Source code of charts:
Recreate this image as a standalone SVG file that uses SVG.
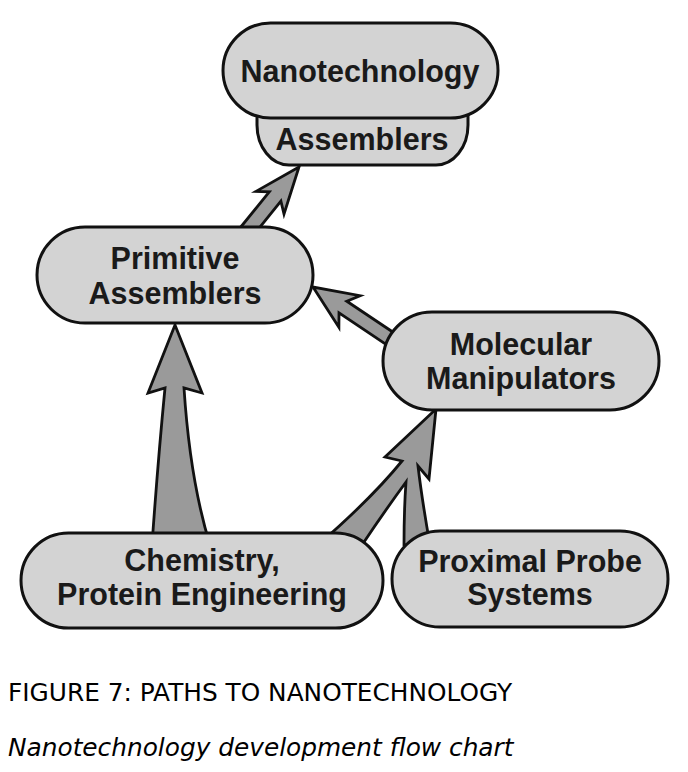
<svg xmlns="http://www.w3.org/2000/svg" width="688" height="772" viewBox="0 0 688 772">
<style>
.node{fill:#d3d3d3;stroke:#111;stroke-width:3}
.arrow{fill:#9a9a9a;stroke:#111;stroke-width:2.8;stroke-linejoin:miter}
.lbl{font-family:"Liberation Sans",Arial,sans-serif;font-weight:bold;font-size:30.5px;fill:#1a1a1a;text-anchor:middle}
.cap{font-family:"DejaVu Sans",Verdana,sans-serif;font-size:24.8px;fill:#000}
</style>
<rect width="688" height="772" fill="#fff"/>
<g id="connectors">
<path class="arrow" d="M234.3,235 L269.3,191.8 L256,191.4 L299,167 L284,214 L280.9,201.2 L253.5,235 Z"/>
<path class="arrow" d="M395,333.5 L346.8,301.2 L360.1,295.7 L313,287 L338.9,327.3 L339,312.8 L395,350.3 Z"/>
<path class="arrow" d="M152,545 Q158,460 165,388 L148,393 L175,325 L202,393 L184,388 Q190,480 210,545 Z"/>
<path class="arrow" d="M318,545 Q372,498 402,461 L385,457 L436,409 L429,479 L418,466 Q422,500 430,545 L404,545 Q404,510 406,482 Q384,512 362,545 Z"/>
</g>
<g id="n-assemblers">
<path class="node" d="M257,100 V125 A32 40 0 0 0 289,165 H436 A32 40 0 0 0 468,125 V100 Z"/>
<text class="lbl" x="362" y="150">Assemblers</text>
</g>
<g id="n-nanotech">
<rect class="node" x="223" y="23" width="275" height="95" rx="47.5"/>
<text class="lbl" x="360" y="82">Nanotechnology</text>
</g>
<g id="n-primitive">
<rect class="node" x="37" y="227" width="276" height="96" rx="48"/>
<text class="lbl" x="175" y="269">Primitive</text>
<text class="lbl" x="175" y="304">Assemblers</text>
</g>
<g id="n-molecular">
<rect class="node" x="383" y="312" width="276" height="98" rx="49"/>
<text class="lbl" x="521" y="355">Molecular</text>
<text class="lbl" x="521" y="389">Manipulators</text>
</g>
<g id="n-chemistry">
<rect class="node" x="21" y="533" width="362" height="95" rx="47.5"/>
<text class="lbl" x="202" y="571">Chemistry,</text>
<text class="lbl" x="202" y="605">Protein Engineering</text>
</g>
<g id="n-proximal">
<rect class="node" x="392" y="531" width="276" height="96" rx="48"/>
<text class="lbl" x="530" y="572">Proximal Probe</text>
<text class="lbl" x="530" y="605">Systems</text>
</g>
<text class="cap" x="8" y="701">FIGURE 7: PATHS TO NANOTECHNOLOGY</text>
<text class="cap" x="8" y="756" font-style="italic">Nanotechnology development flow chart</text>
</svg>
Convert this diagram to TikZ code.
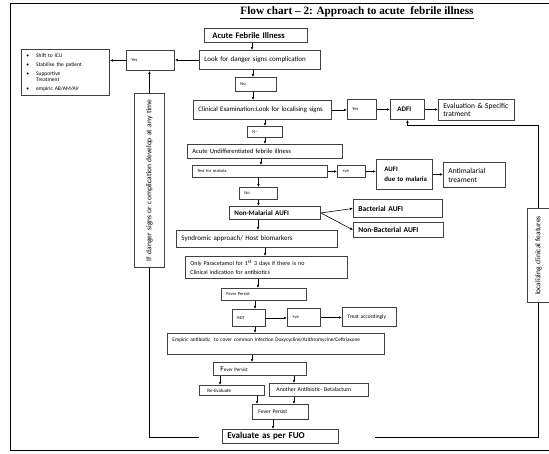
\documentclass[tikz,border=0pt]{standalone}
\usepackage{fontspec}
\setmainfont{Carlito}
\newfontfamily\titlefont{Liberation Serif}
\usepackage{graphicx}
\usetikzlibrary{arrows.meta,positioning}

\begin{document}
\begin{tikzpicture}[x=1pt,y=-1pt]

\tikzset{box/.style 2 args={draw=black!75, line width=0.9pt, anchor=north west,
    minimum width=#1pt, minimum height=#2pt, text width=#1pt-10pt,
    inner xsep=5pt, inner ysep=0pt, align=left},
  fs/.style 2 args={font=\fontsize{#1}{#2}\selectfont},
  arr/.style={-{Latex[length=3pt,width=2.6pt]}, line width=0.6pt},
  link/.style={line width=0.6pt}}

\useasboundingbox (0,0) rectangle (549,453);
\fill[white] (0,0) rectangle (549,453);
\draw[line width=1pt] (552,3.5) -- (10.5,3.5) -- (10.5,450) -- (552,450);

\node[font=\titlefont\bfseries\fontsize{11.2}{12}\selectfont] (title) at (357,13)
  {\underline{Flow chart – 2: Approach to acute\ \ febrile illness}};

% top part
\node[box={103}{14}, fs={8.5}{10}] (afi) at (204,28) {\hspace{3pt}\textbf{Acute Febrile Illness}};
\node[box={121}{19}, fs={7}{8}, inner xsep=4pt] (look) at (199,50) {Look for danger signs complication};
\node[box={48}{20}, fs={4.5}{5}] (yesl) at (126,50) {Yes};
\node[box={88}{46}, fs={5.5}{6.5}] (bul) at (21,49)
  {\textbullet\hspace{7pt}Shift to ICU\\[3pt]
   \textbullet\hspace{7pt}Stabilise the patient\\[2pt]
   \textbullet\hspace{7pt}Supportive\\
   \phantom{\textbullet}\hspace{7pt}Treatment\\[2pt]
   \textbullet\hspace{7pt}empiric AB/AM/AV};
\node[box={41}{14}, fs={4.5}{5}] (no1) at (235,77) {No};
\node[box={138}{19}, fs={6.8}{8}, inner xsep=3pt] (clin) at (193,100) {Clinical Examination:Look for localising signs};
\node[box={29}{20}, fs={4.5}{5}] (yesr) at (347,99) {Yes};
\node[box={34}{20}, fs={7}{8}] (adfi) at (390,99) {\hspace{2pt}\textbf{ADFI}};
\node[box={76}{21}, fs={7.5}{8.5}] (evs) at (438,99) {Evaluation \& Specific\\ tratment};

% malaria branch
\node[box={35}{11}, fs={4.5}{5}] (nm) at (247,126) {N–};
\node[box={155}{14}, fs={6.5}{7.5}] (aud) at (187,144) {Acute Undifferentiated febrile illness};
\node[box={135}{12}, fs={4.5}{5}, inner xsep=3pt] (test) at (192,165) {Test for malaria};
\node[box={28}{12}, fs={4.5}{5}] (pos1) at (337,165) {+ve};
\node[box={56}{30}, fs={6.8}{10}, inner xsep=3pt] (aufim) at (376,159) {\hspace{3pt}\textbf{AUFI}\\ \hspace{3pt}\textbf{due to malaria}};
\node[box={62}{25}, fs={7.5}{9}] (anti) at (443,162) {Antimalarial\\ treament};
\node[box={38}{12}, fs={4.5}{5}] (no2) at (239,187) {No};
\node[box={91}{13}, fs={7}{8}] (nmal) at (229,206) {\textbf{Non-Malarial AUFI}};
\node[box={89}{18}, fs={7.5}{8}] (bac) at (353,199) {\textbf{Bacterial AUFI}};
\node[box={90}{15}, fs={7.5}{8}] (nbac) at (353,222) {\textbf{Non-Bacterial AUFI}};

% lower part
\node[box={161}{17}, fs={7}{8}] (syn) at (176,230) {Syndromic approach/ Host biomarkers};
\node[box={162}{22}, fs={6}{9}] (para) at (185,256)
  {Only Paracetamol for 1\textsuperscript{st} 3 days if there is no\\ Clinical indication for antibiotics};
\node[box={85}{12}, fs={4.5}{5}] (fev1) at (221,288) {Fever Persist};
\node[box={33}{17}, fs={4.5}{5}] (rdt) at (232,309) {RDT};
\node[box={33}{18}, fs={4.5}{5}] (pos2) at (287,308) {+ve};
\node[box={54}{19}, fs={5.5}{6}] (treat) at (342,307) {Treat accordingly};
\node[box={217}{21}, fs={5.3}{8}] (emp) at (167,333)
  {Empiric antibiotic\ \ to cover common Infection Doxycycline/Azithromycine/Ceftriaxone\\ ~};
\node[box={89}{13}, fs={5}{6}, inner xsep=7pt] (fev2) at (213,362) {{\fontsize{7.5}{8}\selectfont F}ever Persist};
\node[box={59}{10}, fs={5}{6}, inner xsep=8pt] (reev) at (199,385) {Re-Evaluate};
\node[box={95}{13}, fs={5.8}{6.5}, inner xsep=7pt] (anot) at (269,383) {Another Antibiotic- Betalactum};
\node[box={54}{15}, fs={5.5}{6}, inner xsep=6pt] (fev3) at (252,404) {Fever Persist};
\node[box={116}{14}, fs={9}{10}] (fuo) at (222,429) {\textbf{Evaluate as per FUO}};

% side boxes
\node[box={30}{174}, align=center, fs={7.5}{9}] (dang) at (134,93)
  {\rotatebox{90}{If danger signs or complication develop at any time}};
\node[box={22}{94}, align=center, fs={7.5}{8}] (loc) at (527,208)
  {\rotatebox{90}{localizing clinical features}};

% connectors
\draw[arr] (afi.south -| 252,0) -- (look.north -| 252,0);
\draw[arr] (look.west) -- (look.west -| yesl.east);
\draw[arr] (yesl.west) -- (yesl.west -| bul.east);
\draw[arr] (dang.north) -- (dang.north |- yesl.south);
\draw[arr] (look.south -| 253,0) -- (no1.north -| 253,0);
\draw[arr] (no1.south -| 253,0) -- (clin.north -| 253,0);
\draw[arr] (clin.east) -- (clin.east -| yesr.west);
\draw[arr] (yesr.east) -- (yesr.east -| adfi.west);
\draw[arr] (adfi.east) -- (adfi.east -| evs.west);
\draw[arr] (clin.south -| nm.north) -- (nm.north);
\draw[arr] (nm.south) -- (nm.south |- aud.north);
\draw[arr] (aud.south -| 261,0) -- (test.north -| 261,0);
\draw[arr] (test.east) -- (test.east -| pos1.west);
\draw[arr] (pos1.east) -- (pos1.east -| aufim.west);
\draw[arr] (aufim.east) -- (aufim.east -| anti.west);
\draw[arr] (test.south -| no2.north) -- (no2.north);
\draw[arr] (no2.south) -- (no2.south |- nmal.north);
\draw[arr] (nmal.east) -- (bac.west);
\draw[arr] (nmal.east) -- (nbac.west);
\draw[arr] (nmal.south -| 258,0) -- (syn.north -| 258,0);
\draw[arr] (syn.south -| 265,0) -- (para.north -| 265,0);
\draw[arr] (para.south -| 258,0) -- (fev1.north -| 258,0);
\draw[arr] (fev1.south -| 255,0) -- (rdt.north -| 255,0);
\draw[arr] (rdt.east) -- (rdt.east -| pos2.west);
\draw[arr] (pos2.east) -- (pos2.east -| treat.west);
\draw[arr] (rdt.south -| 255,0) -- (emp.north -| 255,0);
\draw[arr] (emp.south -| 252,0) -- (fev2.north -| 252,0);
\draw[arr] (fev2.south -| 220,0) -- (reev.north -| 220,0);
\draw[arr] (fev2.south -| 294,0) -- (anot.north -| 294,0);
\draw[arr] (reev.south -| 257,0) -- (fev3.north -| 257,0);
\draw[arr] (anot.south -| 294,0) -- (fev3.north -| 294,0);
\draw[arr] (fev3.south -| 273,0) -- (fuo.north -| 273,0);

% loop lines
\coordinate (lend) at (199,437);
\draw[link] (dang.south) |- (lend);
\coordinate (rend) at (375,437);
\draw[link] (loc.south) |- (rend);
\draw[arr] (loc.north) |- (adfi.south |- 0,125) -- (adfi.south);

\end{tikzpicture}
\end{document}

* **INSTRUCTIONS FOR THE TASK**
How many lines of the records contain the string "standalone"? Respond with the number alone.

* **RESPONSE TO THIS TASK**
2